Did a simple test on my machine to figure out which one between the underscore and the dash was more popular:
awake@workstation:/usr/lib64> ls -l __ | wc -l 260 awake@workstation:/usr/lib64> ls -l -_ | wc -l 1533
your suggestion of the dash therefore wins the popularity contest ;)
ok, let's move on with libfreerdp-*, along with libfreerdp becoming libfreerdp-core
Ok, I just finished enforcing the new naming convention on the entire code base
librairies now use the libfreerdp- prefix, and libfreerdp has been renamed to libfreerdp-core
Unless there is something else, I guess this could be merged soon
I think it all seems good but I also believe someone needs to build and test it into Windows before we merge this stuff in.
@otavio: I started updating the Windows port yesterday, I'll finish that + work on the other things you've just mentioned
The Windows port should now be properly updated with the latest changes, did you see anything else?
Even thought it is already merged I'd like to say it seemed OK for me.
Please wait a bit more of a reply next time. A day or two wouldn't hurt.
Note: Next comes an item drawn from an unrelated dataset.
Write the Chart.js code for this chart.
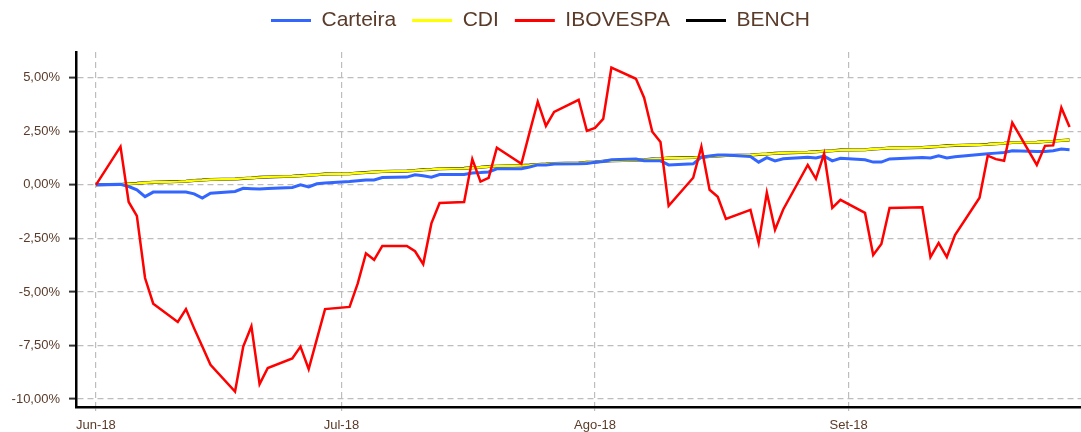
<!DOCTYPE html>
<html>
<head>
<meta charset="utf-8">
<script src="https://cdn.jsdelivr.net/npm/chart.js@4.4.0/dist/chart.umd.min.js"></script>
<style>
    html, body { margin: 0; padding: 0; background: #fff; }
    #wrap { width: 1081px; height: 432px; position: relative; }
</style>
</head>
<body>
<div id="wrap"><canvas id="perfChart"></canvas></div>
<script>
// trading days, Jun-Sep 2018
const dates = [
    "2018-06-01", "2018-06-04", "2018-06-05", "2018-06-06", "2018-06-07", "2018-06-08",
    "2018-06-11", "2018-06-12", "2018-06-13", "2018-06-14", "2018-06-15",
    "2018-06-18", "2018-06-19", "2018-06-20", "2018-06-21", "2018-06-22",
    "2018-06-25", "2018-06-26", "2018-06-27", "2018-06-28", "2018-06-29",
    "2018-07-02", "2018-07-03", "2018-07-04", "2018-07-05", "2018-07-06",
    "2018-07-09", "2018-07-10", "2018-07-11", "2018-07-12", "2018-07-13",
    "2018-07-16", "2018-07-17", "2018-07-18", "2018-07-19", "2018-07-20",
    "2018-07-23", "2018-07-24", "2018-07-25", "2018-07-26", "2018-07-27",
    "2018-07-30", "2018-07-31", "2018-08-01", "2018-08-02", "2018-08-03",
    "2018-08-06", "2018-08-07", "2018-08-08", "2018-08-09", "2018-08-10",
    "2018-08-13", "2018-08-14", "2018-08-15", "2018-08-16", "2018-08-17",
    "2018-08-20", "2018-08-21", "2018-08-22", "2018-08-23", "2018-08-24",
    "2018-08-27", "2018-08-28", "2018-08-29", "2018-08-30", "2018-08-31",
    "2018-09-03", "2018-09-04", "2018-09-05", "2018-09-06",
    "2018-09-10", "2018-09-11", "2018-09-12", "2018-09-13", "2018-09-14",
    "2018-09-17", "2018-09-18", "2018-09-19", "2018-09-20", "2018-09-21",
    "2018-09-24", "2018-09-25", "2018-09-26", "2018-09-27", "2018-09-28"
];

const carteira = [
    0, 0.03, -0.08, -0.23, -0.55, -0.34,
    -0.34, -0.34, -0.42, -0.62, -0.39,
    -0.31, -0.16, -0.18, -0.2, -0.17,
    -0.12, 0, -0.1, 0.05, 0.08,
    0.15, 0.19, 0.23, 0.23, 0.34,
    0.36, 0.47, 0.42, 0.36, 0.48,
    0.48, 0.55, 0.57, 0.6, 0.75,
    0.75, 0.83, 0.93, 0.92, 0.97,
    0.98, 1.0, 1.05, 1.09, 1.17,
    1.2, 1.12, 1.12, 1.12, 0.93,
    0.98, 1.29, 1.35, 1.39, 1.39,
    1.32, 1.06, 1.27, 1.12, 1.22,
    1.29, 1.25, 1.34, 1.12, 1.24,
    1.17, 1.06, 1.06, 1.21,
    1.27, 1.25, 1.36, 1.25, 1.31,
    1.42, 1.45, 1.48, 1.51, 1.59,
    1.56, 1.56, 1.59, 1.67, 1.64
];

const cdi = [
    0, 0.02, 0.05, 0.07, 0.10, 0.12,
    0.15, 0.17, 0.20, 0.22, 0.25,
    0.27, 0.30, 0.32, 0.35, 0.37,
    0.40, 0.42, 0.45, 0.47, 0.50,
    0.52, 0.55, 0.57, 0.60, 0.62,
    0.65, 0.67, 0.70, 0.72, 0.75,
    0.77, 0.80, 0.82, 0.85, 0.87,
    0.90, 0.92, 0.95, 0.97, 1.00,
    1.02, 1.05, 1.07, 1.10, 1.12,
    1.15, 1.17, 1.20, 1.22, 1.25,
    1.27, 1.29, 1.32, 1.34, 1.37,
    1.39, 1.42, 1.44, 1.47, 1.49,
    1.52, 1.54, 1.57, 1.59, 1.62,
    1.64, 1.67, 1.69, 1.72,
    1.74, 1.77, 1.79, 1.82, 1.84,
    1.87, 1.89, 1.92, 1.94, 1.97,
    1.99, 2.02, 2.04, 2.07, 2.09
];

const ibovespa = [
    0, 1.78, -0.8, -1.45, -4.35, -5.55,
    -6.4, -5.8, -6.7, -7.55, -8.4,
    -9.65, -7.55, -6.6, -9.3, -8.55,
    -8.1, -7.55, -8.6, -7.2, -5.8,
    -5.7, -4.6, -3.2, -3.5, -2.85,
    -2.85, -3.1, -3.7, -1.8, -0.85,
    -0.8, 1.2, 0.15, 0.33, 1.73,
    0.98, 2.45, 3.88, 2.75, 3.4,
    3.97, 2.52, 2.66, 3.08, 5.47,
    4.95, 4.07, 2.48, 2.0, -0.98,
    0.33, 1.78, -0.23, -0.56, -1.59,
    -1.17, -2.71, -0.37, -2.1, -1.15,
    0.93, 0.28, 1.45, -1.08, -0.7,
    -1.31, -3.27, -2.76, -1.08,
    -1.05, -3.37, -2.71, -3.37, -2.34,
    -0.6, 1.36, 1.2, 1.12, 2.9,
    0.93, 1.82, 1.84, 3.6, 2.7
];

// benchmark sits right under the CDI line
const bench = cdi.slice();

const tickDates = ["2018-06-01", "2018-07-01", "2018-08-01", "2018-09-01"];
const tickLabels = ["Jun-18", "Jul-18", "Ago-18", "Set-18"];
const yTicks = [5, 2.5, 0, -2.5, -5, -7.5, -10];

const textColor = "#5a3b2a";
const gridColor = "#bdbdbd";
const fontFamily = "'Liberation Sans', Arial, sans-serif";

function dayNum(s) {
    const p = s.split("-");
    return (Date.UTC(+p[0], p[1] - 1, +p[2]) - Date.UTC(2018, 5, 1)) / 86400000;
}

function toPoints(values) {
    return values.map((v, i) => ({ x: dayNum(dates[i]), y: v }));
}

function fmtPct(v) {
    return v.toFixed(2).replace(".", ",") + "%";
}

const tickDays = tickDates.map(dayNum);

const legendGap = {
    id: "legendGap",
    beforeInit(chart) {
        const fit = chart.legend.fit;
        chart.legend.fit = function () {
            fit.bind(chart.legend)();
            this.height += 11;
        };
    }
};

new Chart(document.getElementById("perfChart"), {
    type: "line",
    data: {
        datasets: [
            { label: "Carteira", data: toPoints(carteira), borderColor: "#3366ff", backgroundColor: "#3366ff", borderWidth: 3, order: 1 },
            { label: "CDI", data: toPoints(cdi), borderColor: "#ffff00", backgroundColor: "#ffff00", borderWidth: 2.4, order: 2 },
            { label: "IBOVESPA", data: toPoints(ibovespa), borderColor: "#ff0000", backgroundColor: "#ff0000", borderWidth: 2.5, order: 0 },
            { label: "BENCH", data: toPoints(bench), borderColor: "#000000", backgroundColor: "#000000", borderWidth: 3, order: 3 }
        ]
    },
    options: {
        responsive: true,
        maintainAspectRatio: false,
        animation: false,
        layout: { padding: { top: -6, left: 0, right: 0, bottom: 0 } },
        elements: {
            point: { radius: 0 },
            line: { tension: 0 }
        },
        plugins: {
            tooltip: { enabled: false },
            legend: {
                position: "top",
                labels: {
                    font: { family: fontFamily, size: 21 },
                    color: textColor,
                    boxWidth: 40,
                    boxHeight: 3,
                    padding: 16,
                    generateLabels(chart) {
                        return chart.data.datasets.map((ds, i) => ({
                            text: ds.label,
                            fillStyle: ds.borderColor,
                            strokeStyle: ds.borderColor,
                            lineWidth: 0,
                            fontColor: textColor,
                            datasetIndex: i,
                            hidden: false
                        }));
                    }
                }
            }
        },
        scales: {
            x: {
                type: "linear",
                min: -2.44,
                max: 120.4,
                afterFit(scale) { scale.height = 25; },
                afterBuildTicks(scale) {
                    scale.ticks = tickDays.map(v => ({ value: v }));
                },
                ticks: {
                    autoSkip: false,
                    maxRotation: 0,
                    padding: 7,
                    color: textColor,
                    font: { family: fontFamily, size: 13 },
                    callback(value) {
                        const i = tickDays.indexOf(value);
                        return i >= 0 ? tickLabels[i] : "";
                    }
                },
                grid: {
                    color: gridColor,
                    lineWidth: 1.2,
                    borderDash: [6, 4],
                    tickLength: 4,
                    tickColor: gridColor
                },
                border: { display: true, color: "#000", width: 2.5, dash: [6, 4] }
            },
            y: {
                min: -10.37,
                max: 6.2,
                afterFit(scale) { scale.width = 76; },
                afterBuildTicks(scale) {
                    scale.ticks = yTicks.map(v => ({ value: v }));
                },
                ticks: {
                    padding: 9,
                    color: textColor,
                    font: { family: fontFamily, size: 13 },
                    callback: v => fmtPct(v)
                },
                grid: {
                    color: gridColor,
                    lineWidth: 1.2,
                    borderDash: [6, 4],
                    tickLength: 7,
                    tickWidth: 2,
                    tickColor: "#333"
                },
                border: { display: true, color: "#000", width: 2.5, dash: [6, 4] }
            }
        }
    },
    plugins: [legendGap]
});
</script>
</body>
</html>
These changes consist of refactoring of GDI components, along with the addition of an optional command-line option in xfreerdp to select between hardware (X11-based) or software (libgdi-based) GDI rendering. The DirectFB UI has been updated along with the same command-line option, except that the hardware-accelerated GDI implementation is just a stub at this point. libgdi now only uses the gdi_ prefix for files that implement parts of the Microsoft GDI API. Unit tests have been cleaned up as well, where unused tests have been removed. The test executable can now be passed a list of test suites to execute.